Researchers: Look at factors outside the family that cause child neglect

A recent paper by two UConn researchers and their colleagues highlights the importance of examining factors outside the family that contribute to child neglect. This research strategy could help policymakers and social agencies design programs to reduce child maltreatment – specifically, neglect.

Neglect reports are a major concern for the child welfare system.  About three quarters of all child maltreatment referrals nationwide allege neglect, and eighty percent of maltreatment-related child fatalities can be attributed to neglect.  Moreover, the rate of child neglect reports has been increasing over time.  Despite these facts, the cause of child neglect is not fully understood, says Kerri M. Raissian, an associate professor of public policy in the College of Liberal Arts and Sciences at UConn and one of the four scholars who collaborated on the paper titled “Heed Neglect, Disrupt Child Maltreatment: A Call to Action for Researchers” published in the International Journal on Child Maltreatment: Research Policy and Practice.

“Neglect remains intractable. The question that our research team considered is: why does neglect remain intractable and what can we do to get it on the decline in a way that we’re seeing other forms of child abuse [decline]?,” Raissian says. “We don’t know what causes neglect. Without knowing what causes neglect, it’s really hard to design policy and programs that are going to make a difference in people’s lives and reduce this problem.”

Raissian’s collaborators included Megan Feely, an assistant professor in the School of Social Work at UConn; Lindsey Bullinger, an assistant professor of public policy at Georgia Tech; and William Schneider, an assistant professor of social work at the University of Illinois, Urbana-Champaign. All the scholars are Doris Duke Fellows for the Promotion of Child Well-Being.

The researchers suggest a new approach in reducing child neglect should focus on macro-level factors such as economics, labor markets, and government safety net programs because they play a key but underexplored role in family circumstances that can influence parents’ ability to consistently provide safe and sufficient environments for their children. They note that in 2016, Child Protective Service agencies in the United States received 4.1 million referrals involving approximately 7.4 million children, indicating year-over-year increases in child maltreatment referrals.

Feely says most child neglect seems to be the result of a gap in safe and consistent care and a lack of basic services for families.  Particularly when it comes to preventing a first instance of neglect, looking beyond traditional child welfare practices and policies will help identify ways to better support a family’s ability to care for their children.

“Social work really looks at the person in the environment as the central theory of our work, but we often ignore how those contextual factors may facilitate or impede functioning within the family,” she says. “It is easier to care for your children when the environment you’re living in is more supportive and less stressful and requires less effort just to get your basic needs met.”

Raissian says the traditional approach when child protective service agencies receive a complaint about child neglect is to look at the family and try to change the family’s behavior. The paper terms this the “streetlight effect” – looking for the problem where it appears easiest to see. Instead, looking at issues that are not evident may provide better clues to improving the family situation.

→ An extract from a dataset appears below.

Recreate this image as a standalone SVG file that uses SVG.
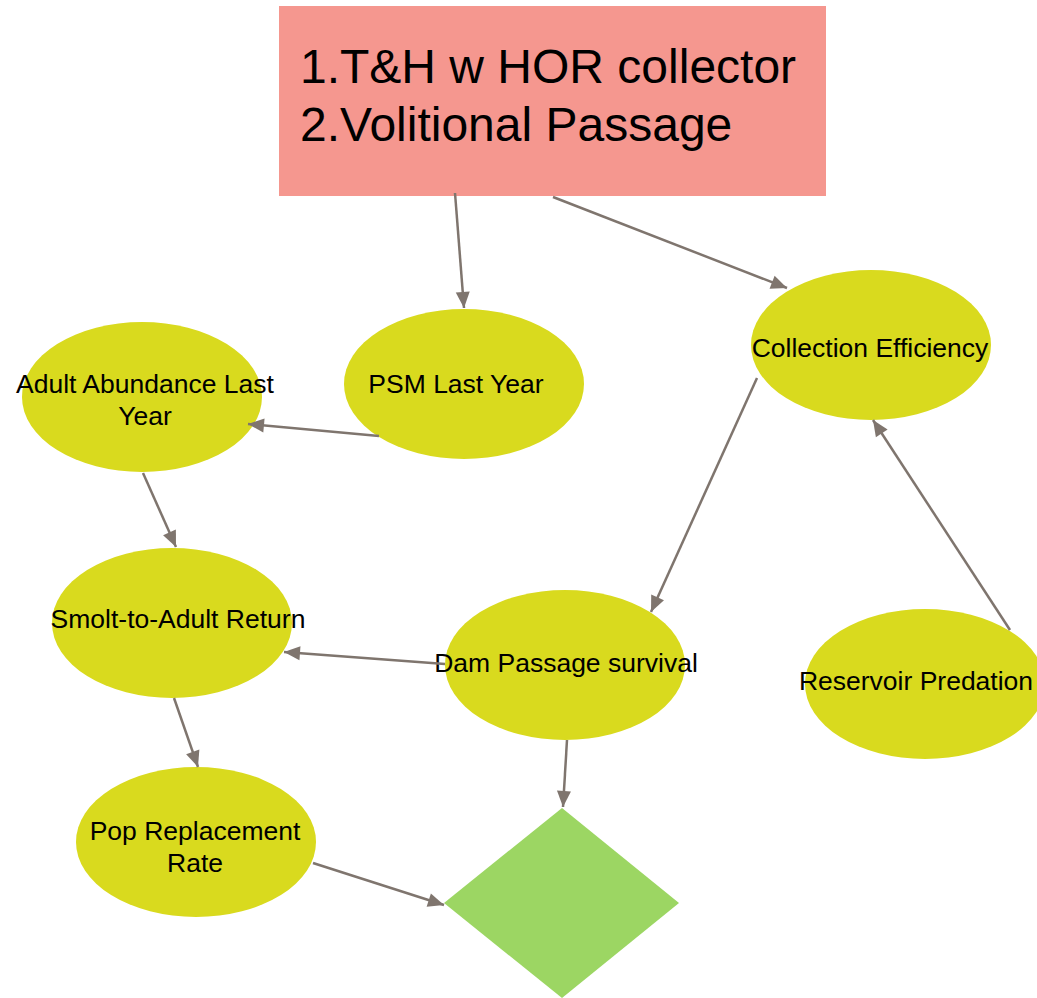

We have theories from social work and many other disciplines that tell us families exist in society and in context,” Raissian says. “For example, we can look at increasing the minimum wage, a step that Connecticut has recently taken, which will hopefully help families that are struggling with economic hardship so it’s easier to parent — I find it a lot easier to parent when I can pay my bills versus when I can’t pay my bills.”

She points to how public policy has worked to provide safety for children in other contexts, such as motor vehicle deaths. The driving environment was changed by improved speed limits, safer roads, seat belts and requirements for child safety seats.

“We thought about all these ways we could make the driving environment safer, thereby making kids and cars safer and reducing motor vehicle deaths and injury. It worked and is considered one of the top 10 public health interventions in our lifetime,” Raissian says. “We need to do that with child maltreatment. We need to think about how to make the environment better for families so they can better care for their kids.”